Evaluating Stochasticity in Deep Research Agents
AI 摘要
该论文研究了深度研究智能体(DRA)中的随机性问题,并提出了缓解策略。
主要贡献
- 形式化DRA中的随机性研究,将其建模为信息获取MDP
- 提出评估框架量化DRA系统中的随机性
- 识别并分析信息获取、压缩和推理三个来源的随机性
方法论
通过受控实验,研究各模块的随机性如何影响DRA输出方差,并提出结构化输出和集成查询生成等缓解策略。
原文摘要
Deep Research Agents (DRAs) are promising agentic systems that gather and synthesize information to support research across domains such as financial decision-making, medical analysis, and scientific discovery. Despite recent improvements in research quality (e.g., outcome accuracy when ground truth is available), DRA system design often overlooks a critical barrier to real-world deployment: stochasticity.

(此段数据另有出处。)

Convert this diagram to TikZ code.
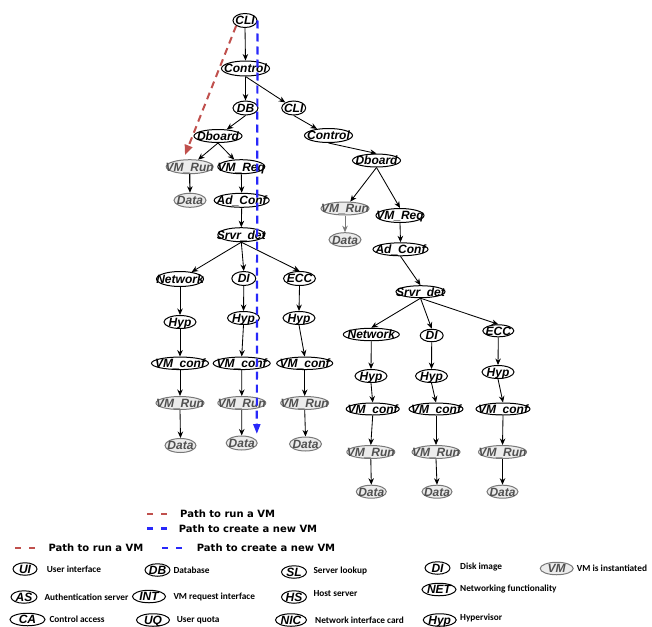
\documentclass[tikz,border=0pt]{standalone}
\usepackage{fontspec}
\setmainfont{Liberation Sans}
\newfontfamily\legendfont{DejaVu Sans}
\newfontfamily\keyfont{Carlito}
\usetikzlibrary{shapes.geometric,arrows.meta}

\definecolor{runred}{RGB}{192,80,77}
\definecolor{newblue}{RGB}{40,40,250}
\definecolor{vmfill}{RGB}{236,236,236}
\definecolor{vmline}{RGB}{120,120,120}
\definecolor{vmtext}{RGB}{80,80,80}

% label centred on the node, taking no room of its own
\newcommand{\nlabel}[1]{\makebox[0pt]{\raisebox{-0.36em}[0pt][0pt]{#1}}}

\tikzset{
  mod/.style={ellipse, draw, line width=1pt, inner sep=0pt,
    minimum width=#1, minimum height=14pt,
    font=\bfseries\itshape\fontsize{12}{13}\selectfont},
  mod/.default=32pt,
  inst/.style={mod=#1, fill=vmfill, draw=vmline, text=vmtext},
  inst/.default=48pt,
  link/.style={-{Stealth[length=6.5pt,width=5.5pt]}, line width=0.85pt},
  greylink/.style={link, draw=vmline},
  runpath/.style={runred, line width=2pt, dash pattern=on 7pt off 5pt,
    -{Triangle[length=10pt,width=8pt]}},
  newpath/.style={newblue, line width=2.2pt, dash pattern=on 8pt off 5pt,
    -{Triangle[length=10pt,width=7pt]}},
  pathtext/.style={anchor=west, inner sep=0pt,
    font=\legendfont\bfseries\fontsize{10}{12}\selectfont},
  keymod/.style={mod=#1, minimum height=12.5pt},
  keyinst/.style={inst=#1, minimum height=12.5pt},
  keytext/.style={anchor=west, inner sep=0pt,
    font=\keyfont\bfseries\fontsize{9.3}{11}\selectfont},
}

\begin{document}
\begin{tikzpicture}[x=1pt,y=-1pt]
\useasboundingbox (0,0) rectangle (652,626);

% ---------- first request tree ----------
\node[mod=24pt] (cliA) at (245,20.5) {\nlabel{CLI}};
\node[mod=48pt, minimum height=15pt] (ctlA) at (245.5,68.5) {\nlabel{Control}};
\node[mod=25pt] (dbA) at (245.5,108) {\nlabel{DB}};
\node[mod=48pt, minimum height=13pt] (dbdA) at (218,136) {\nlabel{Dboard}};
\node[inst=47pt] (runA) at (189.7,166.7) {\nlabel{VM\_Run}};
\node[mod=47pt] (reqA) at (241.3,166.7) {\nlabel{VM\_Req}};
\node[inst=32pt] (datA) at (190,200.3) {\nlabel{Data}};
\node[mod=55pt] (adcA) at (241.7,200.3) {\nlabel{Ad\_Conf}};
\node[mod=47pt] (srvA) at (241.3,234.7) {\nlabel{Srvr\_det}};

\node[mod=47pt, minimum height=15pt] (netA) at (180,279) {\nlabel{Network}};
\node[mod=24pt] (diA) at (243.8,278.5) {\nlabel{DI}};
\node[mod=32pt] (eccA) at (299.5,278.5) {\nlabel{ECC}};

\node[mod=32pt, minimum height=13pt] (hypA1) at (180,322) {\nlabel{Hyp}};
\node[mod=32pt, minimum height=13pt] (hypA2) at (243.5,318) {\nlabel{Hyp}};
\node[mod=32pt, minimum height=13pt] (hypA3) at (299,318) {\nlabel{Hyp}};

\node[mod=57pt, minimum height=12.5pt] (cnfA1) at (180,363.3) {\nlabel{VM\_conf}};
\node[mod=57pt, minimum height=12.5pt] (cnfA2) at (241.7,363.3) {\nlabel{VM\_conf}};
\node[mod=56pt, minimum height=12.5pt] (cnfA3) at (304.7,363.3) {\nlabel{VM\_conf}};

\node[inst=48pt, minimum height=13pt] (vmA1) at (180,403) {\nlabel{VM\_Run}};
\node[inst=48pt, minimum height=13pt] (vmA2) at (241.8,403) {\nlabel{VM\_Run}};
\node[inst=48pt, minimum height=13pt] (vmA3) at (304.7,403) {\nlabel{VM\_Run}};

\node[inst=31pt] (dtA1) at (180.5,445.5) {\nlabel{Data}};
\node[inst=31pt] (dtA2) at (241.7,443) {\nlabel{Data}};
\node[inst=32pt] (dtA3) at (305.5,444) {\nlabel{Data}};

% ---------- second request tree ----------
\node[mod=24pt] (cliB) at (293.7,108) {\nlabel{CLI}};
\node[mod=48pt] (ctlB) at (328.5,135.5) {\nlabel{Control}};
\node[mod=48pt, minimum height=13pt] (dbdB) at (376.5,160.5) {\nlabel{Dboard}};
\node[inst=48pt, minimum height=13pt] (runB) at (345,208.5) {\nlabel{VM\_Run}};
\node[mod=48pt] (reqB) at (400,215.5) {\nlabel{VM\_Req}};
\node[inst=32pt] (datB) at (345,239.7) {\nlabel{Data}};
\node[mod=55pt, minimum height=13pt] (adcB) at (400.5,249.3) {\nlabel{Ad\_Conf}};
\node[mod=49pt, minimum height=12pt] (srvB) at (420.5,291.7) {\nlabel{Srvr\_det}};

\node[mod=56pt, minimum height=12.5pt] (netB) at (371.3,334.5) {\nlabel{Network}};
\node[mod=23pt, minimum height=12.5pt] (diB) at (431.7,335.5) {\nlabel{DI}};
\node[mod=31pt, minimum height=12pt] (eccB) at (498.3,330.8) {\nlabel{ECC}};

\node[mod=32pt, minimum height=13pt] (hypB1) at (371,376) {\nlabel{Hyp}};
\node[mod=32pt, minimum height=13pt] (hypB2) at (431.5,376) {\nlabel{Hyp}};
\node[mod=32pt, minimum height=13pt] (hypB3) at (498,372) {\nlabel{Hyp}};

\node[mod=53pt, minimum height=12pt] (cnfB1) at (372.7,409) {\nlabel{VM\_conf}};
\node[mod=54pt, minimum height=12pt] (cnfB2) at (436,409) {\nlabel{VM\_conf}};
\node[mod=54pt, minimum height=12pt] (cnfB3) at (503,409) {\nlabel{VM\_conf}};

\node[inst=48pt, minimum height=13pt] (vmB1) at (370.8,452) {\nlabel{VM\_Run}};
\node[inst=48pt, minimum height=13pt] (vmB2) at (436,452) {\nlabel{VM\_Run}};
\node[inst=48pt, minimum height=13pt] (vmB3) at (502.5,452) {\nlabel{VM\_Run}};

\node[inst=30pt, minimum height=13pt] (dtB1) at (371.3,491.7) {\nlabel{Data}};
\node[inst=30pt, minimum height=13pt] (dtB2) at (437,491.7) {\nlabel{Data}};
\node[inst=31pt, minimum height=13pt] (dtB3) at (502.5,491.7) {\nlabel{Data}};

% ---------- connectors, first tree ----------
\draw[link] (cliA.south) -- (ctlA.north);
\draw[link] (ctlA.south) -- (dbA.north);
\draw[link] (ctlA.south) -- (cliB);
\draw[link] (dbA.south) -- (dbdA);
\draw[link] (dbdA.south) -- (runA);
\draw[link] (dbdA.south) -- (reqA);
\draw[link, line width=1.2pt] (runA.south) -- (datA.north);
\draw[link] (reqA.south) -- (adcA.north);
\draw[link] (adcA.south) -- (srvA.north);
\draw[link] (srvA.south) -- (netA);
\draw[link] (srvA.south) -- (diA.north);
\draw[link] (srvA.south) -- (eccA.north);
\foreach \c in {1,2,3}{
  \draw[link] (hypA\c.south) -- (cnfA\c.north);
  \draw[link] (cnfA\c.south) -- (vmA\c.north);
  \draw[link] (vmA\c.south) -- (dtA\c.north);
}
\draw[link] (netA.south) -- (hypA1.north);
\draw[link] (diA.south) -- (hypA2.north);
\draw[link] (eccA.south) -- (hypA3.north);

% ---------- connectors, second tree ----------
\draw[link] (cliB.south) -- (ctlB);
\draw[link] (ctlB.south) -- (dbdB.north);
\draw[link] (dbdB.south) -- (runB);
\draw[link] (dbdB.south) -- (reqB.north);
\draw[greylink] (runB.south) -- (datB.north);
\draw[link] (reqB.south) -- (adcB.north);
\draw[link] (adcB.south) -- (srvB.north);
\draw[link] (srvB.south) -- (netB.north);
\draw[link] (srvB.south) -- (diB.north);
\draw[link] (srvB.south) -- (eccB.north);
\foreach \c in {1,2,3}{
  \draw[link] (hypB\c.south) -- (cnfB\c.north);
  \draw[link] (cnfB\c.south) -- (vmB\c.north);
  \draw[link] (vmB\c.south) -- (dtB\c.north);
}
\draw[link] (netB.south) -- (hypB1.north);
\draw[link] (diB.south) -- (hypB2.north);
\draw[link] (eccB.south) -- (hypB3.north);

% ---------- highlighted paths ----------
\coordinate (runtip) at (185,155);
\coordinate (newtip) at (256.8,434);
\draw[runpath] (cliA.south west) -- (runtip);
\draw[newpath] (cliA.east) -- (newtip);

% ---------- path legend ----------
\draw[runred, line width=2.5pt, dash pattern=on 6pt off 8pt] (147,514) -- (167,514);
\node[pathtext] (lgRunA) at (180,514) {Path to run a VM};
\draw[newblue, line width=2.5pt, dash pattern=on 6pt off 8pt] (147,528.5) -- (167,528.5);
\node[pathtext] (lgNewA) at (178.7,528.5) {Path to create a new VM};
\draw[runred, line width=2.5pt, dash pattern=on 6pt off 8pt] (15,548) -- (36,548);
\node[pathtext] (lgRunB) at (48.3,548) {Path to run a VM};
\draw[newblue, line width=2.5pt, dash pattern=on 6pt off 8pt] (162,548) -- (183,548);
\node[pathtext] (lgNewB) at (196.7,548) {Path to create a new VM};

% ---------- abbreviation key ----------
\node[keymod=24pt] (kUI) at (25,569) {\nlabel{UI}};
\node[keytext] at (46.7,569.5) {User interface};
\node[keymod=26pt] (kAS) at (24,597) {\nlabel{AS}};
\node[keytext] at (44.3,597) {Authentication server};
\node[keymod=35pt] (kCA) at (27.5,619.5) {\nlabel{CA}};
\node[keytext] at (49.3,619.5) {Control access};

\node[keymod=25pt] (kDB) at (157.5,570) {\nlabel{DB}};
\node[keytext] at (173.3,570) {Database};
\node[keymod=33pt] (kINT) at (149,596.5) {\nlabel{INT}};
\node[keytext] at (173.3,596.5) {VM request interface};
\node[keymod=33pt] (kUQ) at (153,620) {\nlabel{UQ}};
\node[keytext] at (176.7,620) {User quota};

\node[keymod=25pt] (kSL) at (294,572) {\nlabel{SL}};
\node[keytext] at (313.3,571) {Server lookup};
\node[keymod=25pt] (kHS) at (294,597) {\nlabel{HS}};
\node[keytext] at (313.3,594) {Host server};
\node[keymod=31pt] (kNIC) at (291,620) {\nlabel{NIC}};
\node[keytext] at (315,620) {Network interface card};

\node[keymod=25pt] (kDI) at (437.5,568) {\nlabel{DI}};
\node[keytext] at (460,567) {Disk image};
\node[keymod=34pt] (kNET) at (439,589.5) {\nlabel{NET}};
\node[keytext] at (460,588.7) {Networking functionality};
\node[keymod=33pt] (kHyp) at (439.7,620) {\nlabel{Hyp}};
\node[keytext] at (460,617.7) {Hypervisor};

\node[keyinst=33pt] (kVM) at (556.7,568.5) {\nlabel{VM}};
\node[keytext] at (576.7,568) {VM is instantiated};
\end{tikzpicture}
\end{document}
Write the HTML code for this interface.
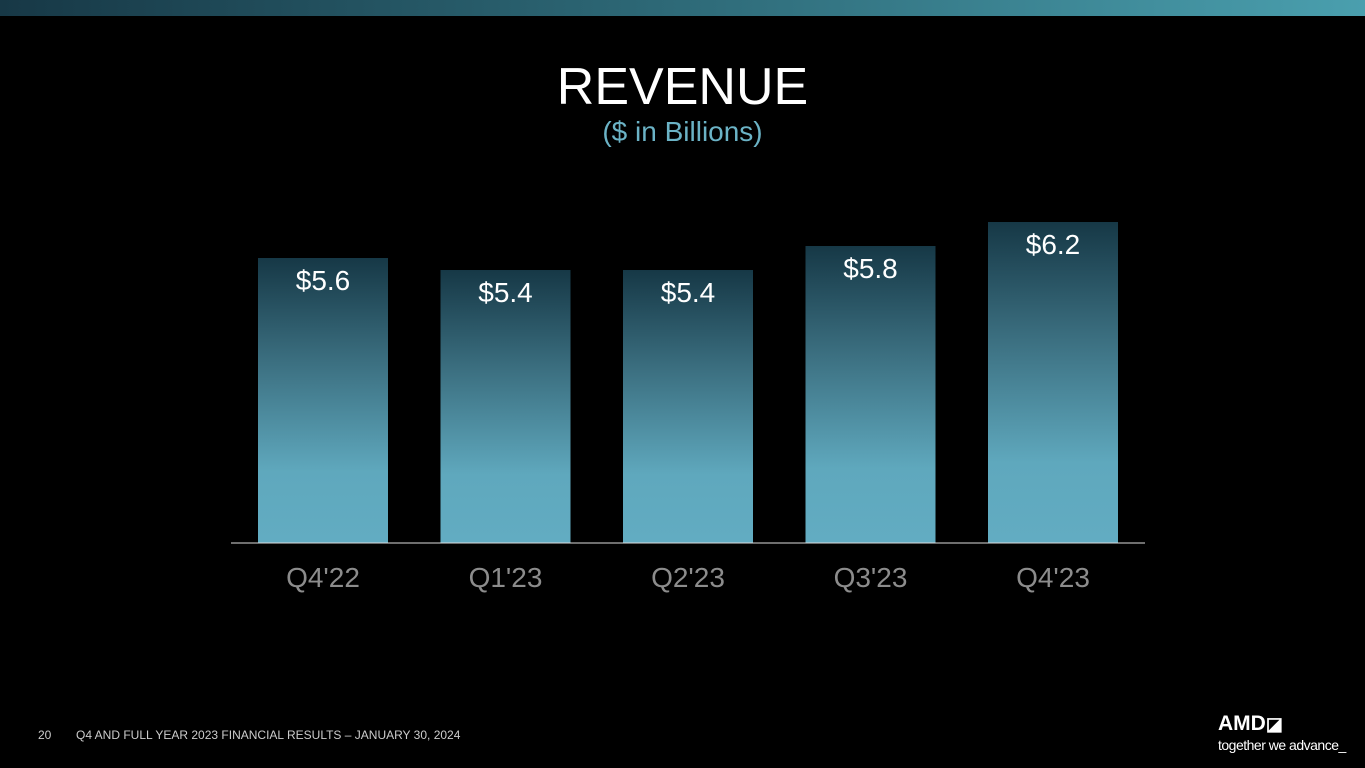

Under identical queries, repeated executions of DRAs can exhibit substantial variability in terms of research outcome, findings, and citations. In this paper, we formalize the study of stochasticity in DRAs by modeling them as information acquisition Markov Decision Processes. We introduce an evaluation framework that quantifies variance in the system and identify three sources of it: information acquisition, information compression, and inference. Through controlled experiments, we investigate how stochasticity from these modules across different decision steps influences the variance of DRA outputs. Our results show that reducing stochasticity can improve research output quality, with inference and early-stage stochasticity contributing the most to DRA output variance. Based on these findings, we propose strategies for mitigating stochasticity while maintaining output quality via structured output and ensemble-based query generation. Our experiments on DeepSearchQA show that our proposed mitigation methods reduce average stochasticity by 22% while maintaining high research quality.